When a trader opens a position on a perp DEX, their trade is matched against either another trader (via orderbook), a liquidity pool (via AMM), or a hybrid system. These design choices affect hedging accuracy, slippage, and rebalancing frequency

DeFi-Perps-types

Architectural types of perp DEXs:

  • Orderbook (on/off chain): Hyperliquid, dYdX v4, Vertex

  • AMM-based: GMX, Jupiter, Ostium

  • Hybrid: Drift (vAMM + on-chain orderbook)

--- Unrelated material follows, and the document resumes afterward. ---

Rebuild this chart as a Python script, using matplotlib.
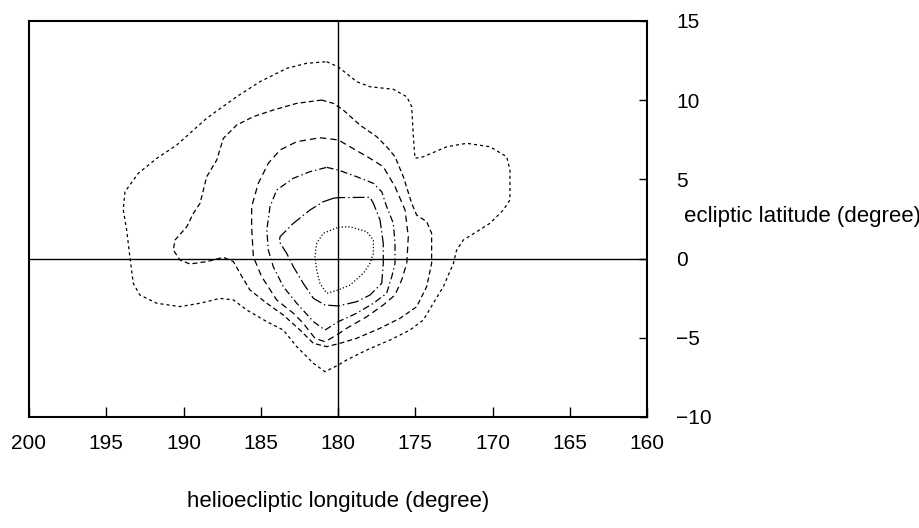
import matplotlib
matplotlib.use("Agg")
import matplotlib.pyplot as plt

plt.rcParams['font.family'] = ['Liberation Sans', 'DejaVu Sans']
plt.rcParams['lines.scale_dashes'] = False

# Contour levels (longitude deg, latitude deg)
c1_lon = [180.73, 179.98, 178.79, 177.93, 176.42, 175.55, 175.23, 175.12, 175.02, 174.48,
          172.96, 171.67, 170.16, 169.08, 168.87, 168.87, 169.30, 170.16, 171.89, 172.32,
          172.53, 173.18, 173.83, 174.48, 175.34, 176.63, 178.14, 179.44, 179.98, 180.84,
          181.59, 182.67, 183.54, 184.61, 185.91, 186.77, 187.64, 188.93, 190.23, 191.73,
          192.82, 193.25, 193.46, 193.68, 193.90, 193.79, 192.93, 191.73, 190.44, 188.50,
          186.56, 185.05, 183.32, 182.03, 180.73]
c1_lat = [12.43, 12.10, 11.17, 10.85, 10.69, 10.22, 9.59, 7.70, 6.33, 6.43,
          7.06, 7.28, 7.06, 6.43, 5.59, 3.70, 3.07, 2.23, 1.17, 0.54,
          -0.30, -1.77, -2.82, -3.88, -4.51, -5.14, -5.77, -6.40, -6.72, -7.14,
          -6.61, -5.56, -4.51, -3.98, -3.24, -2.61, -2.51, -2.82, -3.03, -2.82,
          -2.30, -1.56, 0.02, 1.81, 3.07, 4.22, 5.38, 6.33, 7.17, 8.86,
          10.22, 11.17, 12.01, 12.33, 12.43]

c2_lon = [181.06, 180.30, 179.66, 178.58, 177.50, 176.85, 176.31, 175.77, 175.23, 174.91,
          174.26, 173.94, 173.94, 174.26, 174.91, 175.99, 177.28, 178.79, 179.87, 180.73,
          181.59, 182.46, 183.54, 184.61, 185.70, 186.34, 186.77, 187.42, 188.50, 189.58,
          190.23, 190.66, 190.55, 189.79, 189.36, 188.93, 188.50, 187.85, 187.42, 186.56,
          185.48, 184.19, 182.67, 181.06]
c2_lat = [10.01, 9.80, 9.38, 8.43, 7.70, 7.06, 6.43, 5.17, 3.49, 2.75,
          2.33, 1.60, -0.30, -1.77, -3.04, -3.77, -4.40, -5.03, -5.35, -5.56,
          -5.35, -4.51, -3.56, -2.82, -1.98, -0.93, -0.19, 0.08, -0.19, -0.34,
          -0.09, 0.54, 1.17, 2.01, 2.86, 3.49, 5.17, 6.22, 7.59, 8.43,
          8.96, 9.38, 9.80, 10.01]

c3_lon = [181.17, 179.98, 179.22, 177.93, 177.07, 176.31, 175.66, 175.45, 175.55, 175.88,
          176.31, 177.07, 178.14, 179.44, 180.08, 180.84, 181.49, 182.25, 182.89, 183.97,
          184.94, 185.48, 185.59, 185.59, 185.16, 184.51, 183.75, 182.67, 181.17]
c3_lat = [7.63, 7.49, 7.06, 6.33, 5.80, 4.54, 3.07, 1.38, -0.30, -1.35,
          -2.30, -2.93, -3.67, -4.40, -4.82, -5.25, -5.03, -4.08, -3.45, -2.61,
          -1.14, 0.12, 2.01, 3.28, 4.75, 6.02, 6.86, 7.38, 7.63]

c4_lon = [180.73, 179.98, 178.79, 177.71, 177.17, 176.85, 176.42, 176.31, 176.31, 176.52,
          176.85, 177.71, 178.79, 179.98, 180.84, 181.59, 182.67, 183.54, 184.19, 184.51,
          184.61, 184.40, 183.97, 182.89, 181.81, 180.73]
c4_lat = [5.76, 5.59, 5.17, 4.75, 4.22, 3.28, 2.23, 0.97, -0.30, -1.14,
          -2.19, -2.82, -3.45, -3.98, -4.51, -3.98, -2.82, -1.77, -0.51, 0.54,
          1.81, 3.28, 4.33, 5.07, 5.49, 5.76]

c5_lon = [180.30, 179.98, 177.93, 177.71, 177.28, 177.07, 177.07, 177.17, 177.93, 178.79,
          179.98, 180.84, 181.59, 182.25, 182.89, 183.32, 183.80, 183.75, 182.89, 181.81,
          180.95, 180.30]
c5_lat = [3.81, 3.85, 3.87, 3.49, 2.44, 0.97, -0.30, -1.56, -2.30, -2.72,
          -2.99, -2.93, -2.51, -1.56, -0.51, 0.33, 1.07, 1.38, 2.23, 3.07,
          3.59, 3.81]

c6_lon = [179.98, 179.22, 178.14, 177.71, 177.71, 177.93, 178.36, 179.22, 179.98, 180.73,
          181.17, 181.38, 181.49, 181.38, 180.95, 179.98]
c6_lat = [1.98, 2.01, 1.70, 1.17, 0.33, -0.30, -0.93, -1.67, -1.98, -2.19,
          -1.56, -0.72, 0.12, 0.97, 1.60, 1.98]

x_ticks = [200, 195, 190, 185, 180, 175, 170, 165, 160]
y_ticks = [-10, -5, 0, 5, 10, 15]

fig = plt.figure(figsize=(9.2, 5.28), dpi=100)
ax = fig.add_axes([29/920, 1 - 417/528, (647 - 29)/920, (417 - 21)/528])

lw = 0.9
styles = [
    (c1_lon, c1_lat, (0, (2.2, 2.2))),
    (c2_lon, c2_lat, (0, (3.6, 2.2))),
    (c3_lon, c3_lat, (0, (4.6, 2.9))),
    (c4_lon, c4_lat, (0, (5.0, 2.2, 1.0, 2.2))),
    (c5_lon, c5_lat, (0, (8.5, 2.2, 1.0, 2.2))),
    (c6_lon, c6_lat, (0, (0.9, 1.5))),
]
for lon, lat, ls in styles:
    ax.plot(lon, lat, color='black', lw=lw, linestyle=ls)

ax.axvline(180, color='black', lw=1.0)
ax.axhline(0, color='black', lw=1.0)

ax.set_xlim(200, 160)
ax.set_ylim(-10, 15)
for s in ax.spines.values():
    s.set_linewidth(1.5)

ax.set_xticks(x_ticks)
ax.set_xticklabels([str(v) for v in x_ticks])
ax.set_yticks(y_ticks)
ax.set_yticklabels(['\u221210', '\u22125', '0', '5', '10', '15'])
ax.yaxis.tick_right()
ax.tick_params(axis='x', direction='in', length=7, width=1.0, pad=12, labelsize=15)
ax.tick_params(axis='y', direction='in', length=6, width=1.0, pad=21, labelsize=15)
for lab in ax.get_yticklabels():
    lab.set_horizontalalignment('left')

fig.text(684/920, 1 - 216/528, 'ecliptic latitude (degree)', fontsize=16,
         ha='left', va='center')
fig.text(338/920, 1 - 502/528, 'helioecliptic longitude (degree)', fontsize=16,
         ha='center', va='center')

fig.savefig('out.png', dpi=100)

Hyperliquid — Orderbook Model with Native Liquidity Vault

  • Built on HyperBFT, a custom Layer 1 with HyperEVM

  • Liquidity providers deposit into Hyperliquid Provider (HLP), which absorbs unmatched flow

  • Yield comes from trading fees and funding imbalance

  • Hedging requires querying net open interest via API

  • Transparent, index-based funding rates

GMX — AMM-Based Perpetuals on Arbitrum

  • GM pools act as counterparties to traders

  • Vaults like hedged GLP/GM earn predictable fees but face drift risk

  • Per-asset funding uses borrow-fee based model

  • Suitable for passive vaults and less frequent rebalancing

  • Funding skew determines borrowing cost

Drift — Hybrid Model on Solana

  • Combines virtual AMM (vAMM) and Just-In-Time market making via DLOB

  • Native support for programmable strategy vaults

  • Epoch-based resets for efficient rebalancing

  • Cross-margin and isolated markets allow multi-asset hedging

  • Capped, dynamically tuned funding rates

These models determine whether a hedge earns or pays funding, affecting overall strategy returns.